Bifurcation Dynamics and Control Mechanism of a Fractional-Order Delayed Brusselator Chemical Reaction Model

Building differential dynamical systems to describe the changing relationship among chemical components is a vital aspect in chemistry. In this present manuscript, we put forward a new fractional-order delayed Brusselator chemical reaction model. By virtue of contraction mapping principle, we investigate the existence and uniqueness of the solution of fractional-order delayed Brusselator chemical reaction model. With the aid of mathematical analysis technique, we consider the non-negativeness of the solution of the fractional-order delayed Brusselator chemical reaction model. Making use of the theory of fractional-order dynamical system, we explore the stability and Hopf bifurcation issue of the fractional-order delayed Brusselator chemical reaction model.
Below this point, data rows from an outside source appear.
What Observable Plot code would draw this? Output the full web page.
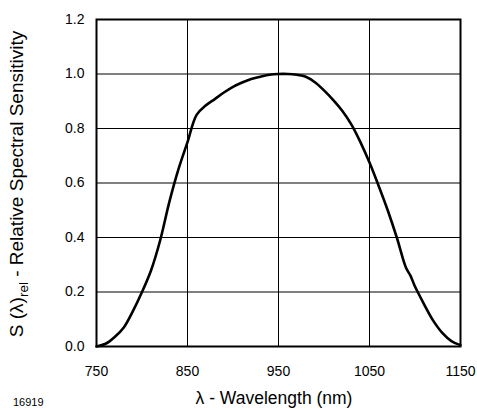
<!DOCTYPE html>
<html><head><meta charset="utf-8">
<script src="https://cdn.jsdelivr.net/npm/d3@7"></script>
<script src="https://cdn.jsdelivr.net/npm/@observablehq/plot@0.6"></script>
<style>body{margin:0;background:#fff;} svg{font-family:"Liberation Sans",Arial,sans-serif;}</style>
</head><body><div id="chart"></div>
<script>
const wavelength = [750,760,770,780,790,800,810,820,830,840,850,860,870,880,890,900,910,920,930,940,950,960,970,980,990,1000,1010,1020,1030,1040,1050,1060,1070,1080,1090,1095,1100,1110,1120,1130,1140,1150];
const sensitivity = [0.0,0.01,0.035,0.07,0.13,0.2,0.28,0.39,0.53,0.65,0.75,0.85,0.884,0.908,0.932,0.953,0.969,0.982,0.99,0.997,1.0,1.0,0.997,0.99,0.97,0.94,0.905,0.865,0.815,0.75,0.675,0.59,0.5,0.4,0.29,0.26,0.22,0.155,0.095,0.05,0.02,0.005];
const xTicks = [750,850,950,1050,1150];
const yTicks = [0,0.2,0.4,0.6,0.8,1.0,1.2];
const xLabel = "λ - Wavelength (nm)";
const yLabelMain = "S (λ)";
const yLabelSub = "rel";
const yLabelRest = " - Relative Spectral Sensitivity";
const figureId = "16919";

const data = wavelength.map((w,i)=>({w, s: sensitivity[i]}));

const svg = Plot.plot({
  width: 477, height: 410,
  marginLeft: 96, marginRight: 17, marginTop: 19, marginBottom: 64,
  style: {fontFamily: '"Liberation Sans", Arial, sans-serif', fontSize: "14px", color: "#000", background: "#fff"},
  x: {domain: [750,1150], ticks: xTicks, tickFormat: d => String(d), tickSize: 0, tickPadding: 20, label: null},
  y: {domain: [0,1.2], ticks: yTicks, tickFormat: d => d.toFixed(1), tickSize: 0, tickPadding: 12, label: null},
  marks: [
    Plot.gridX(xTicks, {stroke: "#000", strokeOpacity: 1, strokeWidth: 1}),
    Plot.gridY(yTicks, {stroke: "#000", strokeOpacity: 1, strokeWidth: 1}),
    Plot.line(data, {x: "w", y: "s", stroke: "#000", strokeWidth: 2.6, curve: "catmull-rom"}),
    Plot.frame({stroke: "#000", strokeWidth: 2})
  ]
});

const s = d3.select(svg);
const t = s.append("text")
  .attr("transform", "translate(23,184) rotate(-90)")
  .attr("text-anchor", "middle")
  .style("font-size", "19px")
  .attr("fill", "#000");
t.append("tspan").text(yLabelMain);
t.append("tspan").style("font-size", "13.5px").attr("dy", 5).text(yLabelSub);
t.append("tspan").attr("dy", -5).text(yLabelRest);

s.append("text")
  .attr("x", 274).attr("y", 404)
  .attr("text-anchor", "middle")
  .style("font-size", "17.5px")
  .attr("fill", "#000")
  .text(xLabel);

s.append("text")
  .attr("x", 13).attr("y", 406)
  .attr("text-anchor", "start")
  .style("font-size", "11px")
  .attr("fill", "#000")
  .text(figureId);

document.getElementById("chart").appendChild(svg);
</script></body></html>
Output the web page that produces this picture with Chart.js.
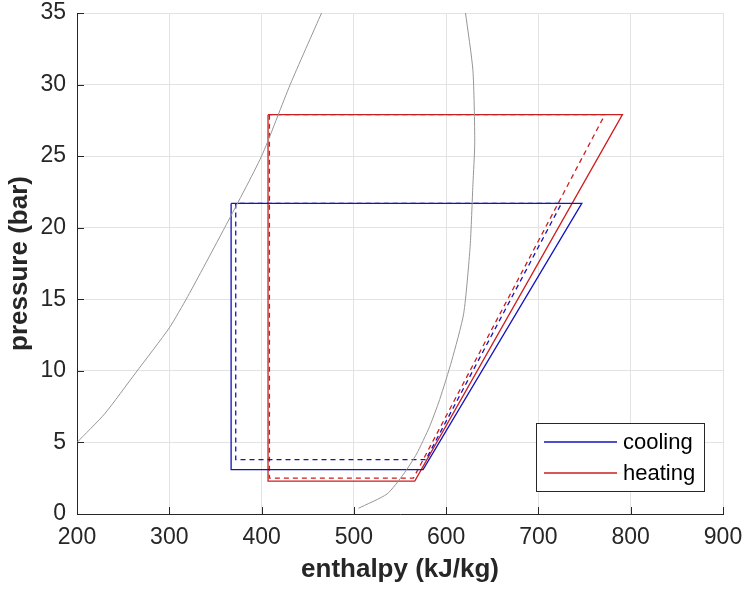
<!DOCTYPE html>
<html>
<head>
<meta charset="utf-8">
<script src="https://cdn.jsdelivr.net/npm/chart.js@4/dist/chart.umd.min.js"></script>
<style>
  html, body { margin: 0; padding: 0; background: #fff; }
  #wrap { width: 745px; height: 589px; }
</style>
</head>
<body>
<div id="wrap"><canvas id="MyChart" width="745" height="589"></canvas></div>
<script>
// saturation dome (grey)
const liqH = [200, 230, 264, 300, 320, 360, 400, 431, 465];
const liqP = [5, 7.0, 9.9, 13.0, 15.2, 20, 25, 30, 35];
const vapH = [505, 536, 554, 568, 582, 593, 606, 619, 626, 629, 631, 629, 621];
const vapP = [0.4, 1.4, 2.8, 4.2, 6.1, 8.0, 10.7, 14, 18.7, 23, 26, 31, 35];

// cycles
const coolH = [367, 367, 575, 747, 367];
const coolP = [21.7, 3.1, 3.1, 21.7, 21.7];
const coolDashH = [372, 372, 578, 725, 372];
const coolDashP = [21.7, 3.8, 3.8, 21.7, 21.7];
const heatH = [407, 407, 566, 791, 407];
const heatP = [27.9, 2.3, 2.3, 27.9, 27.9];
const heatDashH = [408.5, 408.5, 564.5, 772, 408.5];
const heatDashP = [27.9, 2.5, 2.5, 27.9, 27.9];

const xTicks = [200, 300, 400, 500, 600, 700, 800, 900];
const yTicks = [0, 5, 10, 15, 20, 25, 30, 35];

const legendLabels = ['cooling', 'heating'];

const blue = 'rgb(20,20,190)';
const red = 'rgb(205,30,30)';
const grey = 'rgb(150,150,150)';
const font = 'Liberation Sans, Arial, sans-serif';

function pts(h, p) {
    return h.map((v, i) => ({x: v, y: p[i]}));
}

function line(label, h, p, color, dash, width, tension) {
    return {
        label: label,
        data: pts(h, p),
        borderColor: color,
        backgroundColor: color,
        borderWidth: width,
        borderDash: dash,
        showLine: true,
        pointRadius: 0,
        fill: false,
        tension: tension
    };
}

const datasets = [
    line('liquid', liqH, liqP, grey, [], 1, 0.2),
    line('vapour', vapH, vapP, grey, [], 1, 0.2),
    line(legendLabels[0], coolH, coolP, blue, [], 1.3, 0),
    line('cooling2', coolDashH, coolDashP, blue, [5, 4], 1.3, 0),
    line(legendLabels[1], heatH, heatP, red, [], 1.3, 0),
    line('heating2', heatDashH, heatDashP, red, [5, 4], 1.3, 0)
];

// MATLAB style inner tick marks + boxed legend
const extras = {
    id: 'extras',
    afterDatasetsDraw(chart) {
        const ctx = chart.ctx;
        const xs = chart.scales.x, ys = chart.scales.y;
        const a = chart.chartArea;
        ctx.save();
        ctx.strokeStyle = '#262626';
        ctx.lineWidth = 1;
        ctx.beginPath();
        xTicks.forEach(t => {
            const px = Math.round(xs.getPixelForValue(t)) + 0.5;
            ctx.moveTo(px, a.bottom);
            ctx.lineTo(px, a.bottom - 7);
        });
        yTicks.forEach(t => {
            const py = Math.round(ys.getPixelForValue(t)) + 0.5;
            ctx.moveTo(a.left, py);
            ctx.lineTo(a.left + 7, py);
        });
        ctx.stroke();

        // legend box
        const bx = 536.5, by = 423.5, bw = 168, bh = 68;
        ctx.fillStyle = '#fff';
        ctx.fillRect(bx, by, bw, bh);
        ctx.strokeStyle = '#262626';
        ctx.strokeRect(bx, by, bw, bh);
        ctx.font = '22px ' + font;
        ctx.textBaseline = 'middle';
        ctx.textAlign = 'left';
        legendLabels.forEach((lab, i) => {
            const ds = chart.data.datasets.find(d => d.label === lab);
            const y = 442 + i * 31;
            ctx.strokeStyle = ds.borderColor;
            ctx.lineWidth = 1.3;
            ctx.beginPath();
            ctx.moveTo(544, y);
            ctx.lineTo(617, y);
            ctx.stroke();
            ctx.fillStyle = '#000';
            ctx.fillText(lab, 623, y + 1);
        });
        ctx.restore();
    }
};

function noPad(s) {
    s.paddingTop = 0;
    s.paddingBottom = 0;
    s.paddingLeft = 0;
    s.paddingRight = 0;
}

const config = {
    type: 'scatter',
    data: {datasets: datasets},
    options: {
        responsive: false,
        animation: false,
        layout: {padding: {top: 13, right: 22, left: 0, bottom: 0}},
        plugins: {
            legend: {display: false},
            tooltip: {enabled: false}
        },
        scales: {
            x: {
                type: 'linear',
                min: 200,
                max: 900,
                afterFit: s => { s.height = 75; noPad(s); },
                afterBuildTicks: s => { s.ticks = xTicks.map(v => ({value: v})); },
                ticks: {
                    color: '#262626',
                    font: {family: font, size: 23},
                    padding: 10,
                    maxRotation: 0
                },
                grid: {color: '#e3e3e3', drawTicks: false, lineWidth: 1},
                border: {display: true, color: '#262626', width: 1},
                title: {
                    display: true,
                    text: 'enthalpy (kJ/kg)',
                    color: '#262626',
                    font: {family: font, size: 26, weight: 'bold'},
                    padding: {top: 0, bottom: 4}
                }
            },
            y: {
                type: 'linear',
                min: 0,
                max: 35,
                afterFit: s => { s.width = 77; noPad(s); },
                afterBuildTicks: s => { s.ticks = yTicks.map(v => ({value: v})); },
                ticks: {
                    color: '#262626',
                    font: {family: font, size: 23},
                    padding: 11
                },
                grid: {color: '#e3e3e3', drawTicks: false, lineWidth: 1},
                border: {display: true, color: '#262626', width: 1},
                title: {
                    display: true,
                    text: 'pressure (bar)',
                    color: '#262626',
                    font: {family: font, size: 26, weight: 'bold'},
                    padding: {top: 4, bottom: 0}
                }
            }
        }
    },
    plugins: [extras]
};

const myChart = new Chart(document.getElementById('MyChart'), config);
</script>
</body>
</html>
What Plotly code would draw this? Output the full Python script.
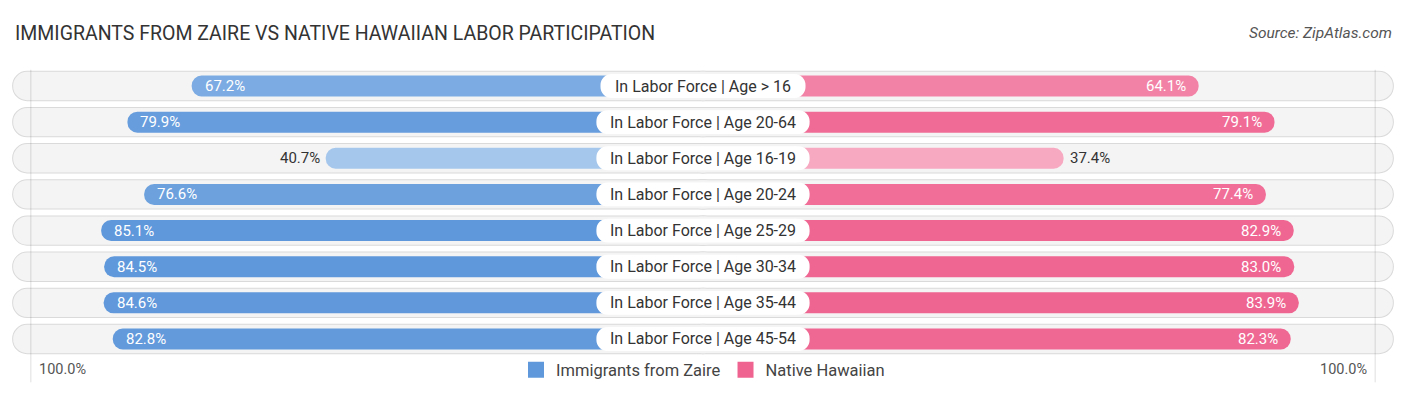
import plotly.graph_objects as go

categories = [
    "In Labor Force | Age > 16",
    "In Labor Force | Age 20-64",
    "In Labor Force | Age 16-19",
    "In Labor Force | Age 20-24",
    "In Labor Force | Age 25-29",
    "In Labor Force | Age 30-34",
    "In Labor Force | Age 35-44",
    "In Labor Force | Age 45-54",
]
zaire = [67.2, 79.9, 40.7, 76.6, 85.1, 84.5, 84.6, 82.8]
hawaiian = [64.1, 79.1, 37.4, 77.4, 82.9, 83.0, 83.9, 82.3]
series_names = ["Immigrants from Zaire", "Native Hawaiian"]
axis_label = "100.0%"

TITLE = "IMMIGRANTS FROM ZAIRE VS NATIVE HAWAIIAN LABOR PARTICIPATION"
SOURCE = "Source: ZipAtlas.com"

# layout constants (axis units: percent)
G = 33.9          # gap from centre to the zero of each side
TRACK = 136.6     # half-length of background track
GUIDE = G + 99.0  # position of the faint vertical guide lines
X_HALF = 139.0    # half of the x range
PX_PER_UNIT = 1406 / (2 * X_HALF)
FONT = "Roboto"

BLUE_DARK = (95, 152, 219)
BLUE_LIGHT = (175, 205, 238)
PINK_DARK = (239, 99, 144)
PINK_LIGHT = (247, 173, 197)


def shade(v, light, dark):
    t = max(0.0, min(1.0, (v - 35.0) / 50.0))
    c = [round(l + (d - l) * t) for l, d in zip(light, dark)]
    return "rgb(%d,%d,%d)" % tuple(c)


n = len(categories)
ys = list(range(n))
one_px = 1 / PX_PER_UNIT

fig = go.Figure()

# background tracks: an outer "border" layer and an inner fill layer,
# each made of two overlapping halves rounded at their outer ends
for colour, half, w, rad in (("#dadada", TRACK, 0.84, 15), ("#f4f4f4", TRACK - one_px, 0.785, 14)):
    for sign in (-1, 1):
        fig.add_trace(go.Bar(
            y=ys, x=[sign * (half + 3)] * n, base=-sign * 3, orientation="h", width=w,
            marker=dict(color=colour, line=dict(width=0), cornerradius=rad),
            showlegend=False, hoverinfo="skip"))

# data bars
fig.add_trace(go.Bar(
    y=ys, x=[-(G + v) for v in zaire], base=0, orientation="h", width=0.58,
    marker=dict(color=[shade(v, BLUE_LIGHT, BLUE_DARK) for v in zaire], cornerradius=10,
                line=dict(width=0)),
    showlegend=False, hoverinfo="skip"))
fig.add_trace(go.Bar(
    y=ys, x=[(G + v) for v in hawaiian], base=0, orientation="h", width=0.58,
    marker=dict(color=[shade(v, PINK_LIGHT, PINK_DARK) for v in hawaiian], cornerradius=10,
                line=dict(width=0)),
    showlegend=False, hoverinfo="skip"))

# centre label pills (two overlapping halves, rounded at outer ends)
half_w = [len(c) * 8.2 / 2 / PX_PER_UNIT for c in categories]
for sign in (-1, 1):
    fig.add_trace(go.Bar(
        y=ys, x=[sign * (h + 2) for h in half_w], base=-sign * 2, orientation="h", width=0.66,
        marker=dict(color="white", cornerradius=12, line=dict(width=0)),
        showlegend=False, hoverinfo="skip"))

# legend entries
fig.add_trace(go.Scatter(y=[None], x=[None], name=series_names[0], mode="markers",
                         marker=dict(color="rgb(%d,%d,%d)" % BLUE_DARK, symbol="square", size=16)))
fig.add_trace(go.Scatter(y=[None], x=[None], name=series_names[1], mode="markers",
                         marker=dict(color="rgb(%d,%d,%d)" % PINK_DARK, symbol="square", size=16)))

ann = []
for i, c in enumerate(categories):
    ann.append(dict(x=0, y=i, xref="x", yref="y", text=c, showarrow=False,
                    font=dict(family=FONT, size=16, color="#333333"),
                    xanchor="center", yanchor="middle"))
    v = zaire[i]
    inside = v > 55
    ann.append(dict(x=-(G + v), y=i, xref="x", yref="y", text=f"{v:.1f}%", showarrow=False,
                    font=dict(family=FONT, size=15, color="white" if inside else "#333333"),
                    xanchor="left" if inside else "right", xshift=11 if inside else -4,
                    yanchor="middle"))
    v = hawaiian[i]
    inside = v > 55
    ann.append(dict(x=G + v, y=i, xref="x", yref="y", text=f"{v:.1f}%", showarrow=False,
                    font=dict(family=FONT, size=15, color="white" if inside else "#333333"),
                    xanchor="right" if inside else "left", xshift=-11 if inside else 4,
                    yanchor="middle"))

ann.append(dict(x=-GUIDE, y=7.85, xref="x", yref="y", text=axis_label, showarrow=False,
                font=dict(family=FONT, size=14.5, color="#555555"),
                xanchor="left", xshift=6, yanchor="middle"))
ann.append(dict(x=GUIDE, y=7.85, xref="x", yref="y", text=axis_label, showarrow=False,
                font=dict(family=FONT, size=14.5, color="#555555"),
                xanchor="right", xshift=-6, yanchor="middle"))
ann.append(dict(x=13, y=33, xref="paper", yref="paper", text=TITLE, showarrow=False,
                font=dict(family=FONT, size=19.5, color="#333333"),
                xanchor="left", yanchor="middle"))
ann.append(dict(x=1394, y=33, xref="paper", yref="paper", text="<i>" + SOURCE + "</i>",
                showarrow=False, font=dict(family=FONT, size=15.5, color="#555555"),
                xanchor="right", yanchor="middle"))

# convert paper-pixel positions for title/source
for a in ann:
    if a.get("xref") == "paper":
        a["x"] = a["x"] / 1406
        a["y"] = 1 - a["y"] / 395

shapes = []
for sign in (-1, 1):
    shapes.append(dict(type="line", xref="x", yref="y",
                       x0=sign * GUIDE, x1=sign * GUIDE, y0=-0.45, y1=8.2,
                       line=dict(color="rgba(0,0,0,0.13)", width=1), layer="above"))

fig.update_layout(
    width=1406, height=395,
    margin=dict(l=0, r=0, t=0, b=0),
    paper_bgcolor="white", plot_bgcolor="white",
    barmode="overlay",
    xaxis=dict(range=[-X_HALF, X_HALF], visible=False, fixedrange=True),
    yaxis=dict(range=[8.55, -2.38], visible=False, fixedrange=True),
    annotations=ann,
    shapes=shapes,
    showlegend=True,
    legend=dict(orientation="h", x=0.5, xanchor="center", y=1 - 370 / 395, yanchor="middle",
                font=dict(family=FONT, size=16.5, color="#444444"),
                bgcolor="rgba(0,0,0,0)", itemwidth=30, traceorder="normal"),
    font=dict(family=FONT),
)

fig.write_html("out.html", config={"displayModeBar": False},
               post_script="document.body.style.margin='0';document.body.style.overflow='hidden';")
By designing a reasonable controller, we have availably controlled the time of emergence of Hopf bifurcation of the fractional-order delayed Brusselator chemical reaction model. A sufficient criterion guaranteeing the stability and the onset of Hopf bifurcation of the fractional-order controlled delayed Brusselator chemical reaction model is set up. Computer simulations are implemented to validate the theoretical findings. The derived fruits of this manuscript have great theoretical significance in controlling the concentrations of chemical substances.